Syria fighting ‘worst since Aleppo battle’

Syria fighting ‘worst since Aleppo battle’

Several regions of Syria are witnessing the worse fighting since the battle for Aleppo least year, the International Committee of the Red Cross (ICRC) says.

The humanitarian organisation expressed alarm at recent reports of hundreds of civilian casualties and the destruction of hospitals and schools.

Much of the fighting is in Raqqa, Deir al-Zour and rural areas west of Aleppo.

But it is also occurring in three so-called “de-escalation zones” – Idlib, rural Hama, and the Eastern Ghouta.

Russia and Iran, which support Syrian President Bashar al-Assad, agreed to set up the zones along with Turkey, which backs rebel forces, in May.

“While recent months had provided some reasons to be hopeful, the return to violence is once again bringing intolerable levels of suffering to wide areas of the country,” said the ICRC’s head of delegation in Syria, Marianne Gasser.

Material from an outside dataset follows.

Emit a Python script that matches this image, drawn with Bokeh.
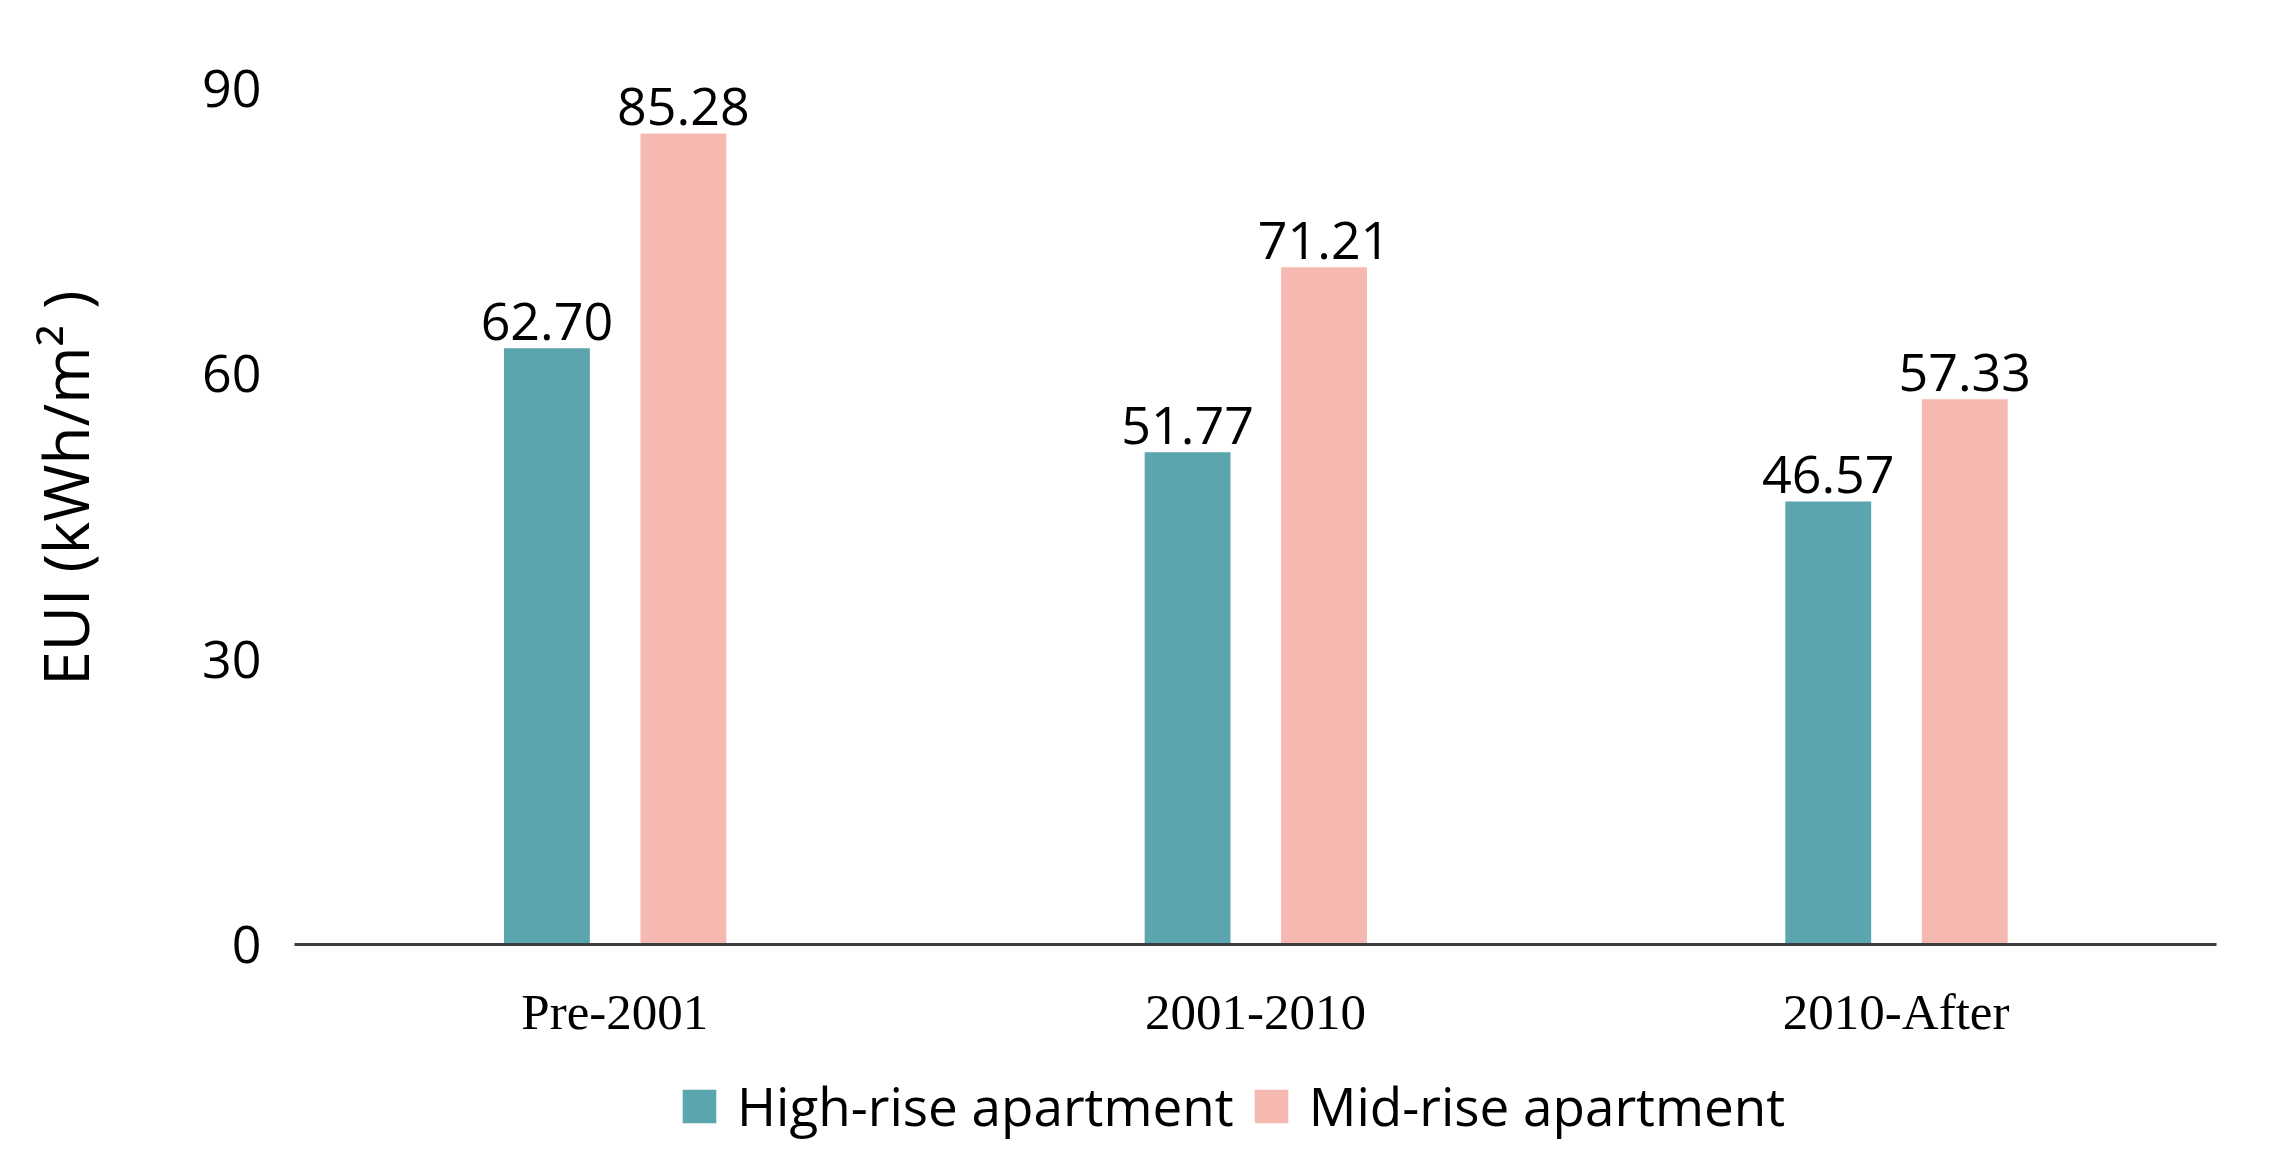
from bokeh.plotting import figure
from bokeh.layouts import column
from bokeh.models import FactorRange, Range1d, FixedTicker, Legend, LegendItem, ColumnDataSource
from bokeh.transform import dodge
from bokeh.core.properties import value
from bokeh.embed import file_html
from bokeh.resources import INLINE

categories = ["Pre-2001", "2001-2010", "2010-After"]
high_rise = [62.70, 51.77, 46.57]
mid_rise = [85.28, 71.21, 57.33]
series_names = ["High-rise apartment", "Mid-rise apartment"]
y_ticks = [0, 30, 60, 90]

teal = "#5BA5AF"
pink = "#F6B9B2"

src = ColumnDataSource(dict(
    cat=categories,
    high=high_rise,
    mid=mid_rise,
    high_lbl=["{:.2f}".format(v) for v in high_rise],
    mid_lbl=["{:.2f}".format(v) for v in mid_rise],
))

p = figure(x_range=FactorRange(factors=categories), y_range=Range1d(0, 96),
           width=2262, height=1060, output_backend="svg", toolbar_location=None,
           min_border_left=294, min_border_right=46, min_border_top=31, min_border_bottom=116)

p.xgrid.visible = False
p.ygrid.visible = False
p.outline_line_color = None
p.background_fill_color = "white"
p.border_fill_color = "white"

r1 = p.vbar(x=dodge("cat", -0.106, range=p.x_range), top="high", width=0.134, source=src,
            fill_color=teal, line_color=None)
r2 = p.vbar(x=dodge("cat", 0.107, range=p.x_range), top="mid", width=0.134, source=src,
            fill_color=pink, line_color=None)

for xo, col in [(-0.106, "high"), (0.107, "mid")]:
    p.text(x=dodge("cat", xo, range=p.x_range), y=col, text=col + "_lbl", source=src,
           text_align="center", text_baseline="alphabetic", y_offset=-27,
           text_font=value("Open Sans"), text_font_size="52px", text_color="black")

ya = p.yaxis[0]
ya.ticker = FixedTicker(ticks=y_ticks)
ya.axis_line_color = None
ya.major_tick_line_color = None
ya.minor_tick_line_color = None
ya.major_label_text_font = "Open Sans"
ya.major_label_text_font_size = "52px"
ya.major_label_text_color = "black"
ya.major_label_standoff = 27
ya.axis_label = "EUI (kWh/m\u00b2 )"
ya.axis_label_text_font = "Open Sans"
ya.axis_label_text_font_size = "62px"
ya.axis_label_text_font_style = "normal"
ya.axis_label_text_color = "black"
ya.axis_label_standoff = 92

xa = p.xaxis[0]
xa.axis_line_color = "#3a3f44"
xa.axis_line_width = 3
xa.major_tick_line_color = None
xa.minor_tick_line_color = None
xa.major_label_text_font = "Liberation Serif"
xa.major_label_text_font_size = "51px"
xa.major_label_text_color = "black"
xa.major_label_standoff = 33

# legend strip below the chart (its frame is aligned with the chart's frame)
p2 = figure(x_range=Range1d(0, 1), y_range=Range1d(0, 1), width=2262, height=94,
            output_backend="svg", toolbar_location=None,
            x_axis_location=None, y_axis_location=None,
            min_border_left=0, min_border_right=0, min_border_top=0, min_border_bottom=0)
p2.xgrid.visible = False
p2.ygrid.visible = False
p2.outline_line_color = None
p2.background_fill_color = "white"
p2.border_fill_color = "white"

# off-view proxy renderers that only supply the legend swatches
proxy = ColumnDataSource(dict(x=[-1.0], top=[0.0]))
l1 = p2.vbar(x="x", top="top", width=0.1, source=proxy, fill_color=teal, line_color=None)
l2 = p2.vbar(x="x", top="top", width=0.1, source=proxy, fill_color=pink, line_color=None)

legend = Legend(items=[LegendItem(label=series_names[0], renderers=[l1]),
                       LegendItem(label=series_names[1], renderers=[l2])],
                orientation="horizontal", location=(384, 12),
                label_text_font="Open Sans", label_text_font_size="53px",
                label_text_color="black",
                glyph_width=42, glyph_height=42, label_standoff=17, spacing=16,
                padding=0, margin=0, border_line_color=None, background_fill_alpha=0)
p2.add_layout(legend)

layout = column(p, p2, spacing=0)
open("out.html", "w").write(file_html(layout, INLINE))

She added: “My colleagues report harrowing stories, like a family of 13 who fled Deir al-Zour only to lose 10 of its members to air strikes and explosive devices along the way.”

As many as 10 hospitals have reportedly been damaged during the last 10 days, cutting hundreds of thousands of people off from access to basic healthcare.

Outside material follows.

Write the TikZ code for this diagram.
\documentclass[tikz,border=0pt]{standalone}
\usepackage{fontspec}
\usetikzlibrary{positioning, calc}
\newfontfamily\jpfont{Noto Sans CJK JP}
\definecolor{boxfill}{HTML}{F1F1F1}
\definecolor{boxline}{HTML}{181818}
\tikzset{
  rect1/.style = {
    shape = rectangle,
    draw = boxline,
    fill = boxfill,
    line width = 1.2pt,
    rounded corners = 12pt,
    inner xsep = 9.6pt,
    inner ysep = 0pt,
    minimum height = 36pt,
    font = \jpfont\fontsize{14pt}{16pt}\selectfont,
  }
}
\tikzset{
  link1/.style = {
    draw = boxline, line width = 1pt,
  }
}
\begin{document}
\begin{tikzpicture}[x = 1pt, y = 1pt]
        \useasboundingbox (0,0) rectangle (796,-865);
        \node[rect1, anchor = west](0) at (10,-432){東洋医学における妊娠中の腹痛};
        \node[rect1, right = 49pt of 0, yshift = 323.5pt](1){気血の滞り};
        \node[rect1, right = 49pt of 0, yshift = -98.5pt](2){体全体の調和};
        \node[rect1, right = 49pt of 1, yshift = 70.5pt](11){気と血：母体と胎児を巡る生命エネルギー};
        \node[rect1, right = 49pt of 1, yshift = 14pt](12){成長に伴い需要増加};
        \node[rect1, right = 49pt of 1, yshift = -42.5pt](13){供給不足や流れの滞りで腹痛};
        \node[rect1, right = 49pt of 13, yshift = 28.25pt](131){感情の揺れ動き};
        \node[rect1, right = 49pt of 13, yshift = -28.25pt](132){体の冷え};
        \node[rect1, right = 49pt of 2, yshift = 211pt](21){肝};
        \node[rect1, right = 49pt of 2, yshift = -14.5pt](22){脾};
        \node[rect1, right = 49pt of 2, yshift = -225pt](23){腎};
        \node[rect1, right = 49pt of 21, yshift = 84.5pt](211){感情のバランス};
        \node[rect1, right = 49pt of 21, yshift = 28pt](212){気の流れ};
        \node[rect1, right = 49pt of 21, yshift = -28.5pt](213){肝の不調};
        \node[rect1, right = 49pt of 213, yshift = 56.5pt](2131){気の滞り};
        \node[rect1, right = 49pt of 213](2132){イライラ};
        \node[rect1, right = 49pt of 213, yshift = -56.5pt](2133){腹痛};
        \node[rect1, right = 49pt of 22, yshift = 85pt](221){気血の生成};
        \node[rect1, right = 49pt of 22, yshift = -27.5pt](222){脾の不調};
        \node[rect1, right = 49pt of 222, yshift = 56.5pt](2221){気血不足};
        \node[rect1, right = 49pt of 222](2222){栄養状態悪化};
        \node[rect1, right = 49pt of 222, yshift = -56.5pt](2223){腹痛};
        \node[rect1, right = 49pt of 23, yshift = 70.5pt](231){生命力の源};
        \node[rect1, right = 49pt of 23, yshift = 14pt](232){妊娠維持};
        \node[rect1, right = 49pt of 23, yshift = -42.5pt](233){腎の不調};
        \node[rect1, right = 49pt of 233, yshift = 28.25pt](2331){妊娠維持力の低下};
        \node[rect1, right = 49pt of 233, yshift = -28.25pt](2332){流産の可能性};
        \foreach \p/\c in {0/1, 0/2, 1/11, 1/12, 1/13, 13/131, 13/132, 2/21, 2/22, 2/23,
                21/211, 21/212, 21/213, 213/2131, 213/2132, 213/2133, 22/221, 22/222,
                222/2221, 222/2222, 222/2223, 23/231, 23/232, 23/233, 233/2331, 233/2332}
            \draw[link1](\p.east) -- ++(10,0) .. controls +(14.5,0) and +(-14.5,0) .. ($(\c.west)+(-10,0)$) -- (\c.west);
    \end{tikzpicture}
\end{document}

The ICRC said the fighting around the eastern city of Deir al-Zour – where Syrian pro-government forces, helped by the Russian military and Iranian-backed militias, and the US-backed Syrian Democratic Forces (SDF) alliance are battling the jihadist group Islamic State (IS) – is endangering water supplies there.

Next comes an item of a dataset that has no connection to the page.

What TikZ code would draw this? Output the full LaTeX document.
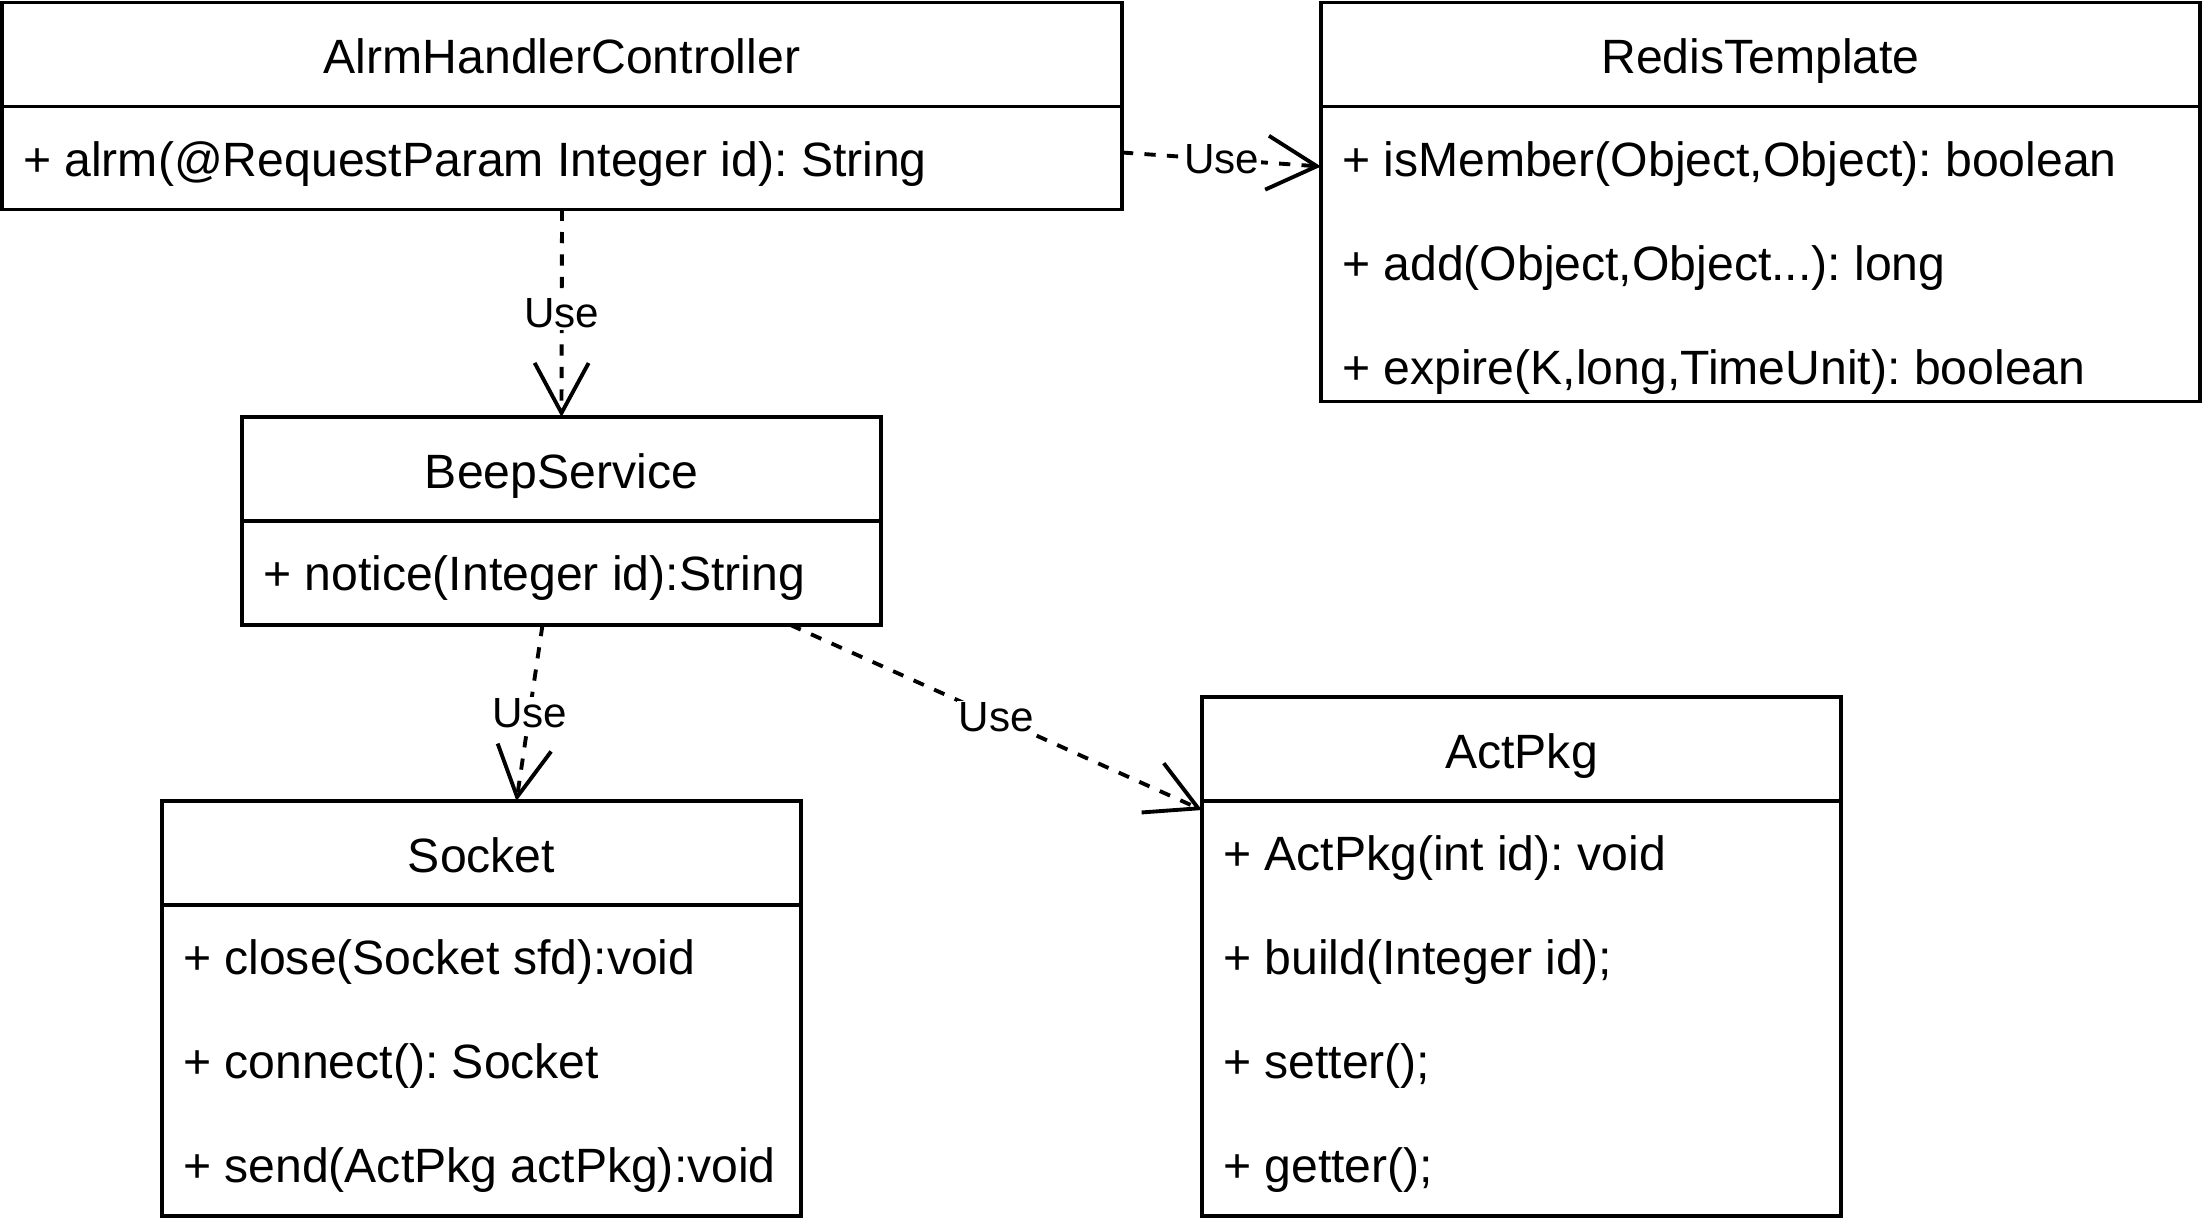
\documentclass[tikz,border=0pt]{standalone}
\usepackage{fontspec}
\setmainfont{Liberation Sans}
\frenchspacing
\usetikzlibrary{positioning,arrows.meta}

\tikzset{
  classname/.style={draw, line width=1.1pt, inner sep=0pt, outer sep=0pt,
    minimum height=1.04cm, text height=0.48cm, text depth=0.1cm,
    font=\fontsize{13.7pt}{16pt}\selectfont},
  classbody/.style={draw, line width=1.1pt, inner sep=0pt, outer sep=0pt},
  member/.style={inner xsep=0.21cm, inner ysep=0pt, outer sep=0pt,
    minimum height=1.04cm, text height=0.45cm, text depth=0.1cm,
    font=\fontsize{13.7pt}{16pt}\selectfont},
  use/.style={line width=1.1pt, dash pattern=on 3.2pt off 3.2pt,
    -{Straight Barb[length=0.5cm,width=0.54cm]}},
  uselabel/.style={fill=white, inner sep=0.5pt, font=\fontsize{12pt}{14pt}\selectfont}
}

\begin{document}
\begin{tikzpicture}
  \useasboundingbox (0,0) rectangle (22.04,-12.32);

  % AlrmHandlerController
  \node[classname, minimum width=11.2cm] (ahc) at (5.62,-0.545) {AlrmHandlerController};
  \node[classbody, minimum width=11.2cm, minimum height=1.03cm, below=0pt of ahc] (ahcbody) {};
  \node[member, below right=0pt and 0pt of ahcbody.north west] (ahc-1) {+ alrm(@RequestParam Integer id): String};

  % RedisTemplate
  \node[classname, minimum width=8.79cm] (redis) at (17.605,-0.545) {RedisTemplate};
  \node[classbody, minimum width=8.79cm, minimum height=2.95cm, below=0pt of redis] (redisbody) {};
  \node[member, below right=0pt and 0pt of redisbody.north west] (redis-1) {+ isMember(Object,Object): boolean};
  \node[member, below right=0pt and 0pt of redis-1.south west] (redis-2) {+ add(Object,Object...): long};
  \node[member, below right=0pt and 0pt of redis-2.south west] (redis-3) {+ expire(K,long,TimeUnit): boolean};

  % BeepService
  \node[classname, minimum width=6.39cm] (beep) at (5.615,-4.69) {BeepService};
  \node[classbody, minimum width=6.39cm, minimum height=1.04cm, below=0pt of beep] (beepbody) {};
  \node[member, below right=0pt and 0pt of beepbody.north west] (beep-1) {+ notice(Integer id):String};

  % Socket
  \node[classname, minimum width=6.39cm] (socket) at (4.815,-8.53) {Socket};
  \node[classbody, minimum width=6.39cm, minimum height=3.11cm, below=0pt of socket] (socketbody) {};
  \node[member, below right=0pt and 0pt of socketbody.north west] (socket-1) {+ close(Socket sfd):void};
  \node[member, below right=0pt and 0pt of socket-1.south west] (socket-2) {+ connect(): Socket};
  \node[member, below right=0pt and 0pt of socket-2.south west] (socket-3) {+ send(ActPkg actPkg):void};

  % ActPkg
  \node[classname, minimum width=6.39cm] (actpkg) at (15.215,-7.49) {ActPkg};
  \node[classbody, minimum width=6.39cm, minimum height=4.15cm, below=0pt of actpkg] (actpkgbody) {};
  \node[member, below right=0pt and 0pt of actpkgbody.north west] (actpkg-1) {+ ActPkg(int id): void};
  \node[member, below right=0pt and 0pt of actpkg-1.south west] (actpkg-2) {+ build(Integer id);};
  \node[member, below right=0pt and 0pt of actpkg-2.south west] (actpkg-3) {+ setter();};
  \node[member, below right=0pt and 0pt of actpkg-3.south west] (actpkg-4) {+ getter();};

  % dependencies
  \draw[use] ([yshift=0.055cm]ahcbody.east) -- node[uselabel] {Use} ([yshift=-0.08cm]redis-1.west);
  \draw[use] (ahcbody.south) -- node[uselabel] {Use} (beep.north);
  \draw[use] ([xshift=-0.19cm]beepbody.south) -- node[uselabel] {Use} ([xshift=0.35cm]socket.north);
  \draw[use] ([xshift=2.29cm]beepbody.south) -- node[uselabel] {Use} ([yshift=-0.09cm]actpkg.south west);
\end{tikzpicture}
\end{document}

With swelling numbers of civilians fleeing military operations, humanitarian organisations were struggling to provide water, food and basic hygiene, it added.

The Syrian Observatory for Human Rights has said at least 3,000 people, including 955 civilians, were killed during September, making it the deadliest month of the conflict so far this year. More than 70% of the civilians were killed in air strikes, according to the UK-based monitoring group.

In a separate development, the Organisation for the Prohibition of Chemical Weapons said the nerve agent Sarin was used in an “incident” in a rebel-held village on 30 March, five days before a deadly chemical attack on Khan Sheikhoun.

Traces of Sarin were found in soil samples, clothing and metal parts taken from Latamina, OPCW director general Ahmet Uzumcu told AFP news agency.

Fifty people were reportedly injured in the event, but there were no deaths.

Human Rights Watch said in May that it was told by witnesses that a Syrian government or Russian warplane dropped bombs on Latamina that day, and that photos and videos of the injured indicated they were exposed to a nerve agent.

UN human rights investigators said last month that they had concluded the Syrian Air Force carried out the attack on Khan Sheikhoun. Damascus insists the incident was faked and denies ever having used chemical weapons.